Arrivano le richieste di condanna da parte del sostituto procuratore Valerio De Luca per i soggetti coinvolti nell’inchiesta sull’immigrazione clandestina tra Fondi, Terracina, Monte San Biagio, e Pontinia
Il Pubblico Ministero Valerio De Luca, nell’ambito del processo che si sta celebrando in Corte d’Assise presso il Tribunale di Latina, ha formulato le richiesta di condanna a carico di alcuni degli imputati: 10 anni per Islam Nazur, Giuseppe Peppe, Roberto Pietrocini e Maurizio Macaro; 7 anni per Carlo Macaro; 4 anni e 10 mesi Marco Capotosto; 5 anni e 4 mesi per Aldo Pizzi; e infine: 4 anni e sei mesi per Giampaolo Zizzi, Maria Concetta Canale, Alessandro Rotunno, Ercole Rega, Ezio Nardone e Biagio Rizzi. Non solo richieste di condanna, il Pm ha chiesto prescrizione e assoluzione per i restanti 22 imputati, compreso il collaboratore di giustizia Angelo Riccardi, un tempo affiliato al Clan Zizzo di Fondi, le cui dichiarazioni hanno permesso di aprire una falla nell’ipotizzato sistema di sfruttamento dei migranti messo in pratica dagli imprenditori sotto processo.

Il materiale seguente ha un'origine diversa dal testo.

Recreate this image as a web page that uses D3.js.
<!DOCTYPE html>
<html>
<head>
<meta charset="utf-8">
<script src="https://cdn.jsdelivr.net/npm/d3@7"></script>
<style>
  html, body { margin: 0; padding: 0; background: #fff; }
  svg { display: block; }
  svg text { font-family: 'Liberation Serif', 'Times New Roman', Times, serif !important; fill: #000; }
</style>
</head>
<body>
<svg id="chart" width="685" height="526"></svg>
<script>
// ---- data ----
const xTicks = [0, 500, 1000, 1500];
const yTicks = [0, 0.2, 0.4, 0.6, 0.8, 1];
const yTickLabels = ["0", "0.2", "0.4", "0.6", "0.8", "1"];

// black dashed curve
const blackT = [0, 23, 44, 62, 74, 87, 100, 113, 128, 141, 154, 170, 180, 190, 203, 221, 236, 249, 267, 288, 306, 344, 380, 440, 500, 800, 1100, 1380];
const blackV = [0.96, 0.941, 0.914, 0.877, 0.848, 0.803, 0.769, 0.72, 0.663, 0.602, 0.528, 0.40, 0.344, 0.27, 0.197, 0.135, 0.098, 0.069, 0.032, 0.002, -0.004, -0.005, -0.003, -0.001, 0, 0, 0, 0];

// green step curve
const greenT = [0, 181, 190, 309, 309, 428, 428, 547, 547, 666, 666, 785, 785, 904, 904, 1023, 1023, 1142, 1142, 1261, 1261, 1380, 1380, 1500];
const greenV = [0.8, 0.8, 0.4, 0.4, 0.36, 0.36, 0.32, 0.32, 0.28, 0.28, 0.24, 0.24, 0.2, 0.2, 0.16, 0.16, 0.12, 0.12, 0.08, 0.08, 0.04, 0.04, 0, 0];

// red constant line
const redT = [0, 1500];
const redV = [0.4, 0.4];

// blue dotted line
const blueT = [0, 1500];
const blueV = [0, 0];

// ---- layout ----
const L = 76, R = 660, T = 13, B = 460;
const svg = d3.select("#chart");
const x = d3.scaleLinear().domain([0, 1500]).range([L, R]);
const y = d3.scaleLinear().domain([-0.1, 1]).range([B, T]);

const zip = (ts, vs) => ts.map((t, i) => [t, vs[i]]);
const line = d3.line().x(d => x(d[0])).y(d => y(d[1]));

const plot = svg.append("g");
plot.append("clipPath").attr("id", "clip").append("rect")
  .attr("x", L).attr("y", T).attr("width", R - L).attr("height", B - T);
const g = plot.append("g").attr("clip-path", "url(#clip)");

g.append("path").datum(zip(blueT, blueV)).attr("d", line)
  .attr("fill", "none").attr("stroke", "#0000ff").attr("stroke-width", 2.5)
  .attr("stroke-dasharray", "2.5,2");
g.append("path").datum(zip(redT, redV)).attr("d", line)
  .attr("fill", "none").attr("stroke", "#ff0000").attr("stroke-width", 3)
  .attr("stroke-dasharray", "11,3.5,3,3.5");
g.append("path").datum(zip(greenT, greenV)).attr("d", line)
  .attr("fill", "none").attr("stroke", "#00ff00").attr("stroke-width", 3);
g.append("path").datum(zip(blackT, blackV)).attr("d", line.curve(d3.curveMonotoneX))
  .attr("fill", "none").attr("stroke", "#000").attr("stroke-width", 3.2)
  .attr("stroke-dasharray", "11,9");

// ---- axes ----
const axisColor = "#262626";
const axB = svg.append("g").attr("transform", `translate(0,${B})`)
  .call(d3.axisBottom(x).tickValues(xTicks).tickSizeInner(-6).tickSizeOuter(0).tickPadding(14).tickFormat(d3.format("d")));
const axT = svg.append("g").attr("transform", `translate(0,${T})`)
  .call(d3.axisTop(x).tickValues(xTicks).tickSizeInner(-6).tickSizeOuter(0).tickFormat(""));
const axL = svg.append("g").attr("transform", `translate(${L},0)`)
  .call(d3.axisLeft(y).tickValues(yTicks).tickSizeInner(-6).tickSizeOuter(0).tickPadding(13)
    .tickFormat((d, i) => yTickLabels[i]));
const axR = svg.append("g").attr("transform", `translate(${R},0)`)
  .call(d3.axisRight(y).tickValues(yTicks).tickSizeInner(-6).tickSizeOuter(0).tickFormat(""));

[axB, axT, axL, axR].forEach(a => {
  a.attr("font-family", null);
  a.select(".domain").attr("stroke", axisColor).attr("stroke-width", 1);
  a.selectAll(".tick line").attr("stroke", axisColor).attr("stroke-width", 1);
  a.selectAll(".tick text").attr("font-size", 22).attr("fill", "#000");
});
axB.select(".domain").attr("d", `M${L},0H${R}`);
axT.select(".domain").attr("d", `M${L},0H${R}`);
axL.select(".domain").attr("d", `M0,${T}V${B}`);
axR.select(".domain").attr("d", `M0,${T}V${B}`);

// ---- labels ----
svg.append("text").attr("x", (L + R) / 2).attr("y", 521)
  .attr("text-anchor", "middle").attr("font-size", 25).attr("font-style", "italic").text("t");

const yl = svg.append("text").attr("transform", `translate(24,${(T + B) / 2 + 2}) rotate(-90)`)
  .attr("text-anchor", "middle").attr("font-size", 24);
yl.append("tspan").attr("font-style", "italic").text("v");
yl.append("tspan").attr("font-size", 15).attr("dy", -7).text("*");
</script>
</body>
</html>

Secondo l’accusa, gli immigrati pagavano anche fino a 15mila euro per ottenere il visto di ingresso così da entrare in Italia per poi vivere in clandestinità. Erano tutti più o meno giovani, soprattutto dal Bangladesh (anche da India e Pakistan), sfruttati da imprenditori, per lo più di Fondi, e impiegati nei patronati.
A scoprire la supposta associazione a delinquere, reato per il quale comunque il Pm De Luca ha chiesta il proscioglimento per intervenuta prescrizione, furono, a partire dal 2014, i poliziotti della Questura di Latina e del Commissariato di Fondi che indagarono su delega della Procura della Repubblica di Roma – Direzione distrettuale antimafia.
L’avviso di conclusioni indagini a carico dei 35 imputati odierni arrivò nel 2017: a parte l’associazione per delinquere finalizzata al favoreggiamento dell’immigrazione, fu contestata la contraffazioni e il falso ideologico per aver indotto in errore pubblici ufficiali adibiti al rilascio di nulla osta di ingresso, visti di ingresso e rilascio di permessi di soggiorno.
Secondo gli inquirenti, le numerose richieste di nulla osta inoltrate erano state effettuate con l’unico fine di lucrare sui cittadini extracomunitari, i quali, per poter ottenere la richiesta nominativa da parte del datore di lavoro, indispensabile per il ritiro del visto d’ingresso, erano disposti a pagare ingenti somme di denaro, variabili dai 5000 ai 15.000 euro.
Successivamente, una volta ottenuto sul passaporto il visto, l’immigrato entrava “apparentemente in regola” nel territorio nazionale superando i controlli presso gli aeroporti, dopodiché se ne perdevano le tracce, rimanendo così nella clandestinità e prestando lavori privi di qualunque tutela, anche per pagare le grosse cifre di denaro necessarie per ottenere i documenti.
Spropositato, secondo l’accusa, il numero delle istanze inoltrate dai datori di lavoro rispetto alla produzione e al volume degli affari delle aziende coinvolte. Gli imputati avrebbero messo su un giro d’affari da milioni di euro, tanto che ieri, 31 gennaio il Pubblico Ministero ha chiesto, oltreché le condanne, multe a carico degli imputati per un totale di quasi 96 milioni di euro: un cifra calcolata in base a quanti immigrati entrarono sul suolo a fronte del raggiro che, se confermato dal Collegio del Tribunale presieduto dal Giudice Gian Luca Soana, avrebbe proporzioni colossali. Raggiro che, invece, come sostengono gli avvocati del collegio difensivo, avrebbe colto gli imputati che non avrebbero partecipato al sistema di immigrazione illegale affidandosi meramente ai mediatori e ai Centri di assistenza fiscale.
La sentenza è prevista per il prossimo 7 marzo, data in cui è stata fissata l’ultima udienza.